La quanta regola vuole che si applichi il principio del testimone unico. Oggigiorno si sente spesso dire qualcosa del tipo "tutti sanno che...". Beh, a quanto pare questo era un problema anche ai tempi di Socrate. Argomentare in questo modo, secondo l'opinione della maggioranza, è una nota fallacia logica informale, nota come vox populi. La conversazione avviene tra te e il tuo interlocutore. Non importa quante e come le persone esterne al dialogo pensino sull’argomento. Ciò che conta è ciò che pensano le persone coinvolte nella conversazione.

La sesta regola invita a praticare il principio di carità. L'idea è di rappresentare ciò che l'altro sta dicendo nel miglior modo possibile, anche al punto di aiutare l'interlocutore a presentare una tesi migliore di quella iniziale. Questo è esattamente l'opposto di un'altra fallacia logica informale, lo "spauracchio". In quest'ultimo caso, si attacca una caricatura della posizione dell'altro, una caricatura che distorce e semplifica eccessivamente le cose in modo da poter prevalere più facilmente.

Lo "spauracchio" è ciò che fanno avvocati e oratori, usarlo non favorisce il discorso dialettico. È distruttivo, non costruttivo. 

L’ultima regola ti dice di non offendere. Viviamo in un mondo in cui tutti sembrano offendersi per qualsiasi cosa. E l'offesa non favorisce il dialogo e la comprensione, perché le persone adottano immediatamente un atteggiamento difensivo. Ancora una volta, niente di nuovo sotto il sole. Dopotutto, Socrate fu condannato a morte perché portato in tribunale da persone, in particolare dal famigerato Anito, che si erano offese per quell'attività, definendola il "tafano" di Atene.
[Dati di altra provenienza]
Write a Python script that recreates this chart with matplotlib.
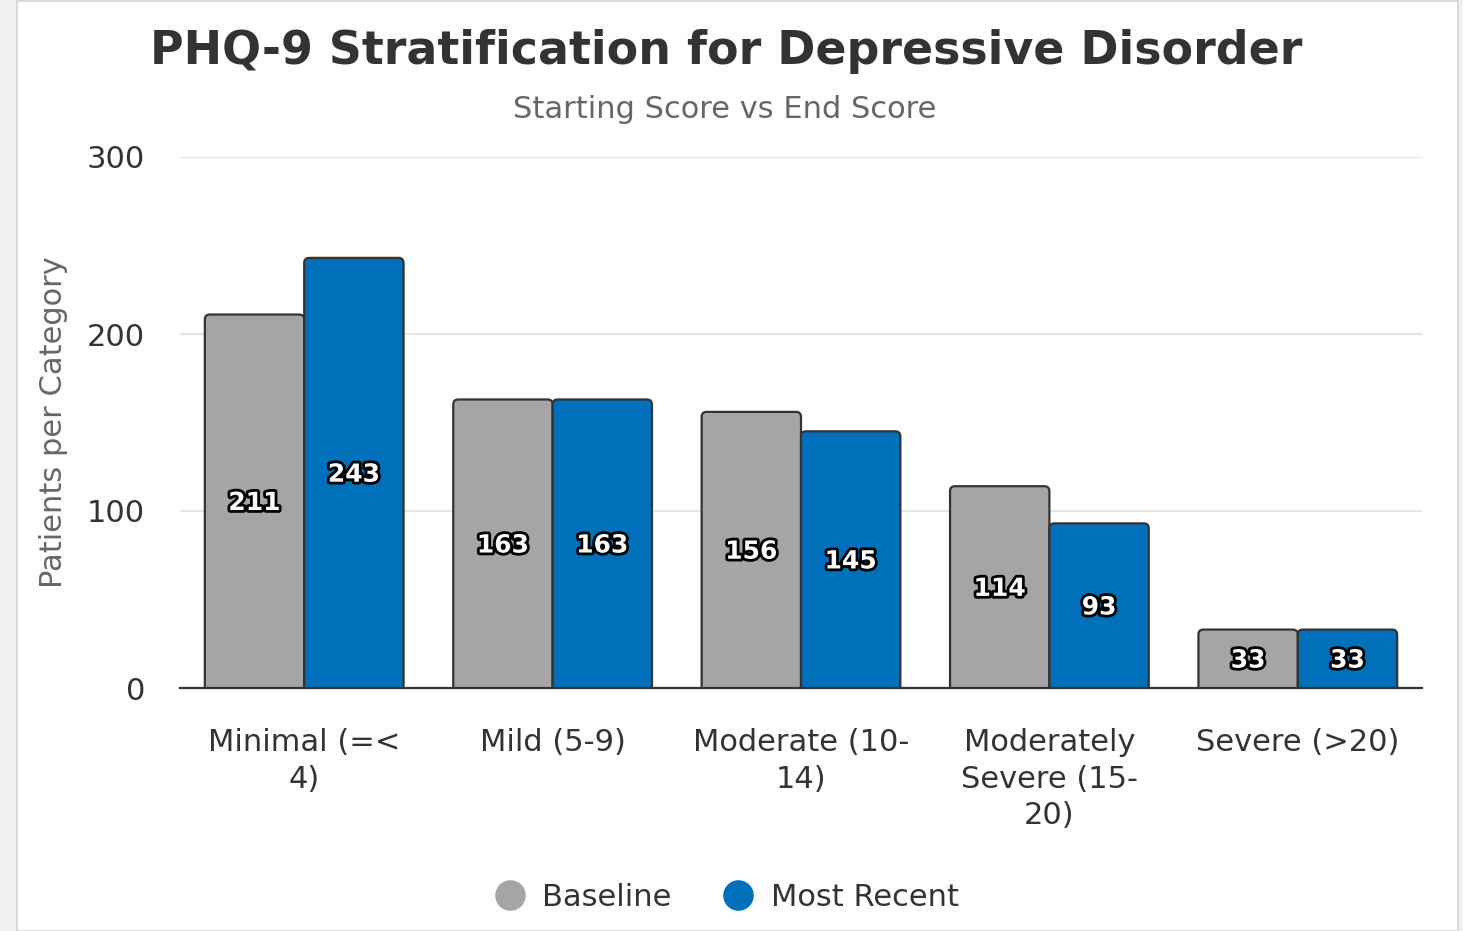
import numpy as np
import matplotlib.pyplot as plt
import matplotlib.patheffects as pe
from matplotlib.patches import FancyBboxPatch, Rectangle
from matplotlib.lines import Line2D

plt.rcParams['font.family'] = ['DejaVu Sans']

categories = ['Minimal (=<\n4)', 'Mild (5-9)', 'Moderate (10-\n14)',
              'Moderately\nSevere (15-\n20)', 'Severe (>20)']
baseline = [211, 163, 156, 114, 33]
most_recent = [243, 163, 145, 93, 33]
series_names = ['Baseline', 'Most Recent']
series_colors = ['#a5a5a5', '#0070ba']

W, H = 1463, 931
fig = plt.figure(figsize=(W / 100, H / 100), dpi=100)
fig.patch.set_facecolor('#f0f0f0')

# white card with thin border
fig.add_artist(Rectangle((17 / W, 0), (1458 - 17) / W, 930 / H, transform=fig.transFigure,
                         facecolor='white', edgecolor='#d4d4d4', lw=1.2, zorder=0))

ax = fig.add_axes([180 / W, 1 - 688 / H, (1422 - 180) / W, (688 - 157) / H])
ax.set_facecolor('white')
ax.patch.set_alpha(0)

x = np.arange(len(categories))
bw = 0.4
ax.set_xlim(-0.5, len(categories) - 0.5)
ax.set_ylim(0, 300)

# rounded bars: radius in data units for each axis
px_x = 248.4
px_y = (688 - 157) / 300
r_x = 5 / px_x
aspect = (5 / px_y) / r_x

for offs, vals, col in [(-bw / 2, baseline, series_colors[0]), (bw / 2, most_recent, series_colors[1])]:
    for xi, v in zip(x, vals):
        left = xi + offs - bw / 2
        p = FancyBboxPatch((left, -10), bw, v + 10,
                           boxstyle=f'round,pad=0,rounding_size={r_x}',
                           mutation_aspect=aspect, facecolor=col, edgecolor='#333333',
                           lw=1.6, zorder=3)
        ax.add_patch(p)
        ax.text(xi + offs, v / 2 - 1, str(v), ha='center', va='center', fontsize=18,
                fontweight='bold', color='white', zorder=5,
                path_effects=[pe.withStroke(linewidth=4, foreground='black')])

ax.set_yticks([0, 100, 200, 300])
ax.grid(axis='y', color='#e6e6e6', lw=1.5, zorder=0)
ax.set_axisbelow(True)
for s in ['top', 'right', 'left']:
    ax.spines[s].set_visible(False)
ax.spines['bottom'].set_color('#333333')
ax.spines['bottom'].set_linewidth(1.6)
ax.spines['bottom'].set_zorder(6)
ax.tick_params(axis='y', length=0, pad=25, labelsize=22, labelcolor='#333333')
ax.set_xticks(x)
ax.set_xticklabels(categories, fontsize=22, color='#333333', linespacing=1.32)
ax.tick_params(axis='x', length=0, pad=29)

ax.set_ylabel('Patients per Category', fontsize=22, color='#666666', labelpad=14)

fig.text(726 / W, 1 - 52 / H, 'PHQ-9 Stratification for Depressive Disorder',
         ha='center', va='center', fontsize=33, fontweight='bold', color='#333333')
fig.text(725 / W, 1 - 110 / H, 'Starting Score vs End Score',
         ha='center', va='center', fontsize=22, color='#666666')

handles = [Line2D([], [], marker='o', ls='', markersize=21, color=c) for c in series_colors]
fig.legend(handles, series_names, loc='center', bbox_to_anchor=(725 / W, 1 - 897 / H),
           ncol=2, frameon=False, fontsize=22, labelcolor='#333333',
           handlelength=1.2, handletextpad=0.45, columnspacing=1.6)

fig.savefig('out.png', dpi=100)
Se non vogliamo offendere, dobbiamo formulare le cose con attenzione, consapevoli che alcune persone considerano certe opinioni parte integrante della propria identità, il che significa che prenderanno qualsiasi critica a tale opinione come un attacco personale. Si pensi a casi come la questione delle vaccinazioni, o il cambiamento climatico.

È, ovviamente, altrettanto importante non offendere noi stessi. Se leggete i dialoghi socratici, noterete che Socrate è estremamente cortese con i suoi interlocutori, anche quando diventano offensivi. Ecco perché è un modello così importante per noi, due millenni e mezzo dopo.

Detto questo, ci sono casi in cui Socrate diventa palesemente sarcastico, e alcuni in cui usa parole di disprezzo davvero forti. Sta forse commettendo un errore, come farebbe qualsiasi essere umano imperfetto?

Non necessariamente. Tutti questi casi finiscono per riguardare persone che sono allo stesso tempo potenti e ridicolmente piene di sé. In casi come questi, immagino che il tafano abbia pensato solo di mordere e sgonfiarsi, in modo che gli altri non si lasciassero intimidire dai bulli, intellettualmente o meno capaci.